* begin *

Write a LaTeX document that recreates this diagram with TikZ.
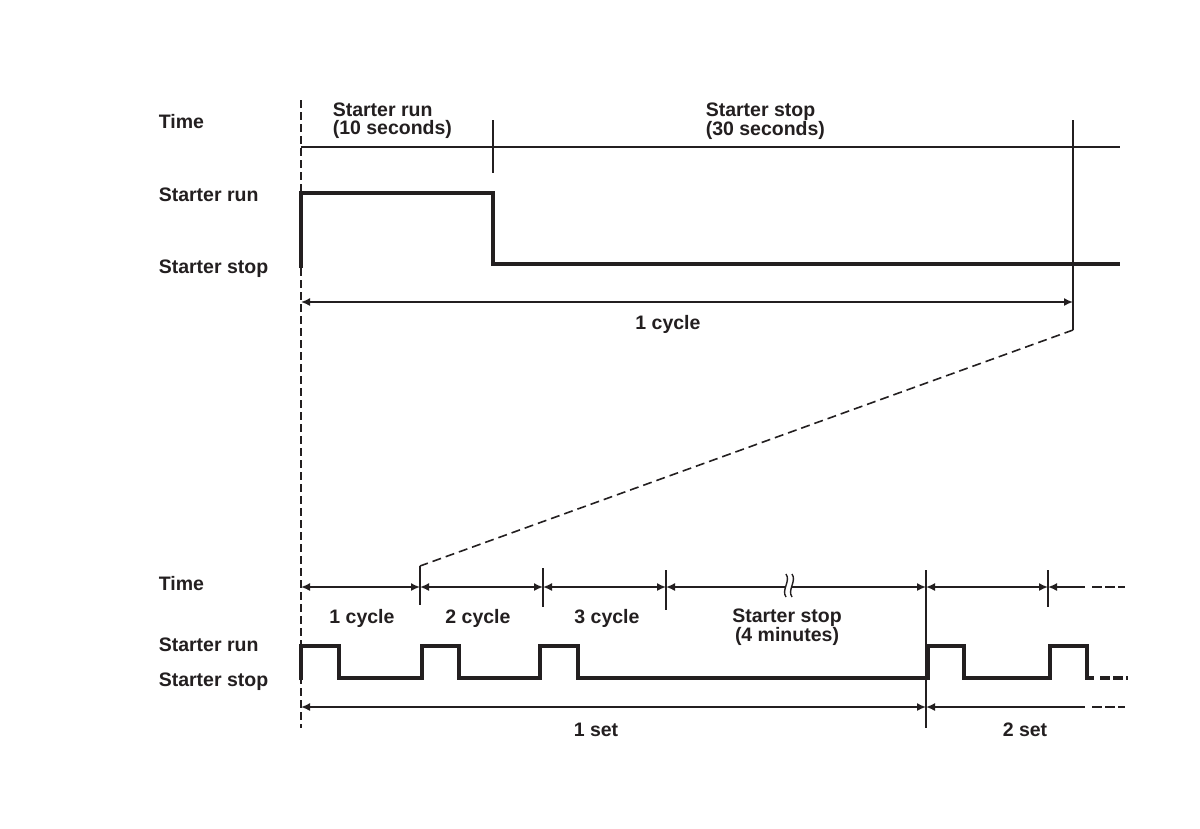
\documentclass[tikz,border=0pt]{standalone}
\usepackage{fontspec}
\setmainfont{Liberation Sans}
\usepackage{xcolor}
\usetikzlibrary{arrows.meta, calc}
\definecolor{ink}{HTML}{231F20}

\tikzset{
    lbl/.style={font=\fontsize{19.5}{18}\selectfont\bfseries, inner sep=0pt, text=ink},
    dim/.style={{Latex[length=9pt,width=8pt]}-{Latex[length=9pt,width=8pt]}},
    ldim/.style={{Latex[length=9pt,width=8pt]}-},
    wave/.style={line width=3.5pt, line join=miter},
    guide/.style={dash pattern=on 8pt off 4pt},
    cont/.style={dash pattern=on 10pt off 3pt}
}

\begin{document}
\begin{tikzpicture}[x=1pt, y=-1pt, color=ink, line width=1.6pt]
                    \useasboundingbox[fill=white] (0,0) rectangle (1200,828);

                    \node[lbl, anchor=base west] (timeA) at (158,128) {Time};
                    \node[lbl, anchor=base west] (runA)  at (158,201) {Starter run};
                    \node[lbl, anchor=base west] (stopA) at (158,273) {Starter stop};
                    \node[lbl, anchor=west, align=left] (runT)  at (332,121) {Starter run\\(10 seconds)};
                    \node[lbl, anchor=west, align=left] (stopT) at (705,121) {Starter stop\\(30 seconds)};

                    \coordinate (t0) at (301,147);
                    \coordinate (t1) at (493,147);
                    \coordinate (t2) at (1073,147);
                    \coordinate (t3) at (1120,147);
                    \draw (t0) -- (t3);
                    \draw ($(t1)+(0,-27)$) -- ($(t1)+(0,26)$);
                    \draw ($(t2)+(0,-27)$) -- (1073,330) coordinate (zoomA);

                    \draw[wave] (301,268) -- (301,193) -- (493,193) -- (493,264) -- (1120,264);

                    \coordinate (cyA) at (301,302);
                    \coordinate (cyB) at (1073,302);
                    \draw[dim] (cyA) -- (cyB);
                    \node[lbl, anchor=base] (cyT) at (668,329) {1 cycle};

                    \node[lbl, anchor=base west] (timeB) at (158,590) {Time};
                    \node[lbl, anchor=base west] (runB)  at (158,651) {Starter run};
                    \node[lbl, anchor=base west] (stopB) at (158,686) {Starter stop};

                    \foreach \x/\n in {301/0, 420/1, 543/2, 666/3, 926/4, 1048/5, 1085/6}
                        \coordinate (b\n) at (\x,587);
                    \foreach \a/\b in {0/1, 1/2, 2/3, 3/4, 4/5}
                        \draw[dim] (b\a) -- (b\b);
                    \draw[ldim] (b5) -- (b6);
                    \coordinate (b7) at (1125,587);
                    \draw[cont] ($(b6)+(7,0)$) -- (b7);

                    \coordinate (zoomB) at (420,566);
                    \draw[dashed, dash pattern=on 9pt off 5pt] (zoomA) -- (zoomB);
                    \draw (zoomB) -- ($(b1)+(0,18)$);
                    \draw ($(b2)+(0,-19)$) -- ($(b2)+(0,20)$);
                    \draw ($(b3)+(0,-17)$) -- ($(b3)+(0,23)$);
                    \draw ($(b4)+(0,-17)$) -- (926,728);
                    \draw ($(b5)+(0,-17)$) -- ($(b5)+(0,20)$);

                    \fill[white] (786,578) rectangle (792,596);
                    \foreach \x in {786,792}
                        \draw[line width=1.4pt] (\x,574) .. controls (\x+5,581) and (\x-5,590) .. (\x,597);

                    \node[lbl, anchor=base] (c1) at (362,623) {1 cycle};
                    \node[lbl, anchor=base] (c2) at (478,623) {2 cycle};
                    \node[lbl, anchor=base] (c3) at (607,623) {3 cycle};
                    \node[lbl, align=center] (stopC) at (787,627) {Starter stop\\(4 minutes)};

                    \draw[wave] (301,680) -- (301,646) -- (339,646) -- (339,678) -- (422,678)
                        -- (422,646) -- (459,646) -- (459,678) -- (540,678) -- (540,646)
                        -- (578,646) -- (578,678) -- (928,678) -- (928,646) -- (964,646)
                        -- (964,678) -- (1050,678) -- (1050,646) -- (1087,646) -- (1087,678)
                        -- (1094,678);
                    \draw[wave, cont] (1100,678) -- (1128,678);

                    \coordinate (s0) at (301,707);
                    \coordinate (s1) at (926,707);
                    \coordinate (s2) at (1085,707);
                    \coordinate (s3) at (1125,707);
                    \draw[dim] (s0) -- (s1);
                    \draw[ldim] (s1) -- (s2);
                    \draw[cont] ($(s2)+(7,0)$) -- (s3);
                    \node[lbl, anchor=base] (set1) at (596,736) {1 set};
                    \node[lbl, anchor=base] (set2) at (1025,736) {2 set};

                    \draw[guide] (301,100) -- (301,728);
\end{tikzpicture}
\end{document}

* end *

**OBJECTIVE**
Copy the listing in full and without alteration, omitting every picture.

**EXERCISE OUTPUT**
Write a LaTeX document that recreates this diagram with TikZ.
\documentclass[tikz,border=0pt]{standalone}
\usepackage{fontspec}
\setmainfont{Liberation Sans}
\usepackage{xcolor}
\usetikzlibrary{arrows.meta, calc}
\definecolor{ink}{HTML}{231F20}

\tikzset{
    lbl/.style={font=\fontsize{19.5}{18}\selectfont\bfseries, inner sep=0pt, text=ink},
    dim/.style={{Latex[length=9pt,width=8pt]}-{Latex[length=9pt,width=8pt]}},
    ldim/.style={{Latex[length=9pt,width=8pt]}-},
    wave/.style={line width=3.5pt, line join=miter},
    guide/.style={dash pattern=on 8pt off 4pt},
    cont/.style={dash pattern=on 10pt off 3pt}
}

\begin{document}
\begin{tikzpicture}[x=1pt, y=-1pt, color=ink, line width=1.6pt]
                    \useasboundingbox[fill=white] (0,0) rectangle (1200,828);

                    \node[lbl, anchor=base west] (timeA) at (158,128) {Time};
                    \node[lbl, anchor=base west] (runA)  at (158,201) {Starter run};
                    \node[lbl, anchor=base west] (stopA) at (158,273) {Starter stop};
                    \node[lbl, anchor=west, align=left] (runT)  at (332,121) {Starter run\\(10 seconds)};
                    \node[lbl, anchor=west, align=left] (stopT) at (705,121) {Starter stop\\(30 seconds)};

                    \coordinate (t0) at (301,147);
                    \coordinate (t1) at (493,147);
                    \coordinate (t2) at (1073,147);
                    \coordinate (t3) at (1120,147);
                    \draw (t0) -- (t3);
                    \draw ($(t1)+(0,-27)$) -- ($(t1)+(0,26)$);
                    \draw ($(t2)+(0,-27)$) -- (1073,330) coordinate (zoomA);

                    \draw[wave] (301,268) -- (301,193) -- (493,193) -- (493,264) -- (1120,264);

                    \coordinate (cyA) at (301,302);
                    \coordinate (cyB) at (1073,302);
                    \draw[dim] (cyA) -- (cyB);
                    \node[lbl, anchor=base] (cyT) at (668,329) {1 cycle};

                    \node[lbl, anchor=base west] (timeB) at (158,590) {Time};
                    \node[lbl, anchor=base west] (runB)  at (158,651) {Starter run};
                    \node[lbl, anchor=base west] (stopB) at (158,686) {Starter stop};

                    \foreach \x/\n in {301/0, 420/1, 543/2, 666/3, 926/4, 1048/5, 1085/6}
                        \coordinate (b\n) at (\x,587);
                    \foreach \a/\b in {0/1, 1/2, 2/3, 3/4, 4/5}
                        \draw[dim] (b\a) -- (b\b);
                    \draw[ldim] (b5) -- (b6);
                    \coordinate (b7) at (1125,587);
                    \draw[cont] ($(b6)+(7,0)$) -- (b7);

                    \coordinate (zoomB) at (420,566);
                    \draw[dashed, dash pattern=on 9pt off 5pt] (zoomA) -- (zoomB);
                    \draw (zoomB) -- ($(b1)+(0,18)$);
                    \draw ($(b2)+(0,-19)$) -- ($(b2)+(0,20)$);
                    \draw ($(b3)+(0,-17)$) -- ($(b3)+(0,23)$);
                    \draw ($(b4)+(0,-17)$) -- (926,728);
                    \draw ($(b5)+(0,-17)$) -- ($(b5)+(0,20)$);

                    \fill[white] (786,578) rectangle (792,596);
                    \foreach \x in {786,792}
                        \draw[line width=1.4pt] (\x,574) .. controls (\x+5,581) and (\x-5,590) .. (\x,597);

                    \node[lbl, anchor=base] (c1) at (362,623) {1 cycle};
                    \node[lbl, anchor=base] (c2) at (478,623) {2 cycle};
                    \node[lbl, anchor=base] (c3) at (607,623) {3 cycle};
                    \node[lbl, align=center] (stopC) at (787,627) {Starter stop\\(4 minutes)};

                    \draw[wave] (301,680) -- (301,646) -- (339,646) -- (339,678) -- (422,678)
                        -- (422,646) -- (459,646) -- (459,678) -- (540,678) -- (540,646)
                        -- (578,646) -- (578,678) -- (928,678) -- (928,646) -- (964,646)
                        -- (964,678) -- (1050,678) -- (1050,646) -- (1087,646) -- (1087,678)
                        -- (1094,678);
                    \draw[wave, cont] (1100,678) -- (1128,678);

                    \coordinate (s0) at (301,707);
                    \coordinate (s1) at (926,707);
                    \coordinate (s2) at (1085,707);
                    \coordinate (s3) at (1125,707);
                    \draw[dim] (s0) -- (s1);
                    \draw[ldim] (s1) -- (s2);
                    \draw[cont] ($(s2)+(7,0)$) -- (s3);
                    \node[lbl, anchor=base] (set1) at (596,736) {1 set};
                    \node[lbl, anchor=base] (set2) at (1025,736) {2 set};

                    \draw[guide] (301,100) -- (301,728);
\end{tikzpicture}
\end{document}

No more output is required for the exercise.